Ever since I got that little nylon tote bag that fits in my purse, I haven’t needed a single plastic bag. But that doesn’t mean I wasn’t using them — I had a bunch stored up from previous shopping trips, which I was keeping under my sink and gradually using up for various things, such as a liner for my bathroom garbage bin.

Well, I finally ran out of them (which goes to show how many I’d amassed). I wanted to get some sort of small waste bag of a similar size that wasn’t made from plastic, so I went for the BioBags. Made mostly out of corn starch, it can be recycled but also biodegrades in 10 to 45 days.

Hopefully, this will be the official end of any and all plastic bags in my life.

4 Responses to BioBag, you’re it (Day 148)…

  1. Hellcat13 says:

    Oh, I use these to line my kitchen compost bucket. They’re lovely.

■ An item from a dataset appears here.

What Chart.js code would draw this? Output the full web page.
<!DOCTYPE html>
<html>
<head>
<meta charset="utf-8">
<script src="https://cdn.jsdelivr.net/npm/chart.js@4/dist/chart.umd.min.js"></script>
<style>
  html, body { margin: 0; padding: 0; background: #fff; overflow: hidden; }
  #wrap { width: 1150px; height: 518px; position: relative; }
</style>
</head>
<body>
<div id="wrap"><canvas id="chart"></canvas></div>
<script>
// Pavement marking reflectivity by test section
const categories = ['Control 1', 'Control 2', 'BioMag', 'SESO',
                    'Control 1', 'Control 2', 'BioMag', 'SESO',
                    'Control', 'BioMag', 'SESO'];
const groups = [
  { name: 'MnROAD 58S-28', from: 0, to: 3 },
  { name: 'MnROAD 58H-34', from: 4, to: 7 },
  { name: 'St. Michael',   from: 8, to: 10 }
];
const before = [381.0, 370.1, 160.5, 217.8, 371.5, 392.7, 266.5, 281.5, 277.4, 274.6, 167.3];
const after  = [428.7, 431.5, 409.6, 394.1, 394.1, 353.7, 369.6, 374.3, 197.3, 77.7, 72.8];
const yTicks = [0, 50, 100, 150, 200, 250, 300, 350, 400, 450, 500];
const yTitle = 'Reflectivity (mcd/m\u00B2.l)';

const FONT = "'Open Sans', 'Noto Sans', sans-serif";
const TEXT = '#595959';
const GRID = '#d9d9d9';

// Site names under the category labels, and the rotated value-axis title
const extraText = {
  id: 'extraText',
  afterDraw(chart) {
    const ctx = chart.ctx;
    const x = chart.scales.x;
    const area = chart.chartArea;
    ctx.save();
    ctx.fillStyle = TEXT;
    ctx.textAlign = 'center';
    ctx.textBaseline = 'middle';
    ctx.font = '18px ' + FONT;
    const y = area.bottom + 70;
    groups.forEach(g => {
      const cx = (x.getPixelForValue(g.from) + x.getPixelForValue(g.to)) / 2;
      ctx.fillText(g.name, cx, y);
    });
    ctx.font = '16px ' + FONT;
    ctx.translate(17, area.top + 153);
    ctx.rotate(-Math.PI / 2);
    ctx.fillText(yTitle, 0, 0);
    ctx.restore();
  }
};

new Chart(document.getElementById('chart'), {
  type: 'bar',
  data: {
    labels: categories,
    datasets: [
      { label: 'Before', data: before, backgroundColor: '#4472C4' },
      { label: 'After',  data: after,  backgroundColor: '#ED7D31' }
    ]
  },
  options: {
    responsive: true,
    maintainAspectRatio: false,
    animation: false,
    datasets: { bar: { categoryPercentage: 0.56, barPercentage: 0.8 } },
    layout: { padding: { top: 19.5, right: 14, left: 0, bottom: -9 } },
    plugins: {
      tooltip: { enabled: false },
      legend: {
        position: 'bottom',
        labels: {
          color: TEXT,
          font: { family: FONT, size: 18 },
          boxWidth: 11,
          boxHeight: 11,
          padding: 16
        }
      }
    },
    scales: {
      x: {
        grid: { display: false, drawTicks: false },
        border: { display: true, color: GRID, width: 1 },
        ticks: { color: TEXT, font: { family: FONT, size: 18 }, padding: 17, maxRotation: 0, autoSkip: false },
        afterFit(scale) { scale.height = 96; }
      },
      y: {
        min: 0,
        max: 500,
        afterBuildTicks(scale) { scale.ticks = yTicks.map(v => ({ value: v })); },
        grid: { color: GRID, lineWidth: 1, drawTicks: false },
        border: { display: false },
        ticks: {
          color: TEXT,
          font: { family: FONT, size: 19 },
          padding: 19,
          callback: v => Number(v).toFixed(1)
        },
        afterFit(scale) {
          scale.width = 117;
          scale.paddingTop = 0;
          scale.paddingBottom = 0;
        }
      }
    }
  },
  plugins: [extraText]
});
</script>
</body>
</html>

You just scoop the entire thing out and dump it in the composter, and then there is way less icky cleanup of veggie scraps (thus saving soap and water, too!) I’ve heard that there are some bags on the market that only break down into tiny plastic particles, so you have to be aware of the imposters, but the BioBags are the real deal. Lee Valley Tools carries them (and they are available to order online.)

  2. Lori V. says:

    I have always thought of this as quite a dilemma (which hasn’t stopped me from using cornstarch bags for poopscooping)… landfills today are designed to INHIBIT degradation, so why spend more money on more expensive bags that are not going to break down, even though they are made to do so (unless you are, indeed, composting them). My personal answer for this is that it lessens our dependability on petroleum. I don’t care whether they’re totally biodegradable or not; my biggest concern is just that they AREN’T made of petroleum…

  3. Bill F says:

    It’s a great idea in theory, but at present it takes more fossil fuel to make biopolymer than it does to make plastic.

  4. pat farquharson says:

    I think I understand that because it is starch based (corn) it requires less fossil fuel to make??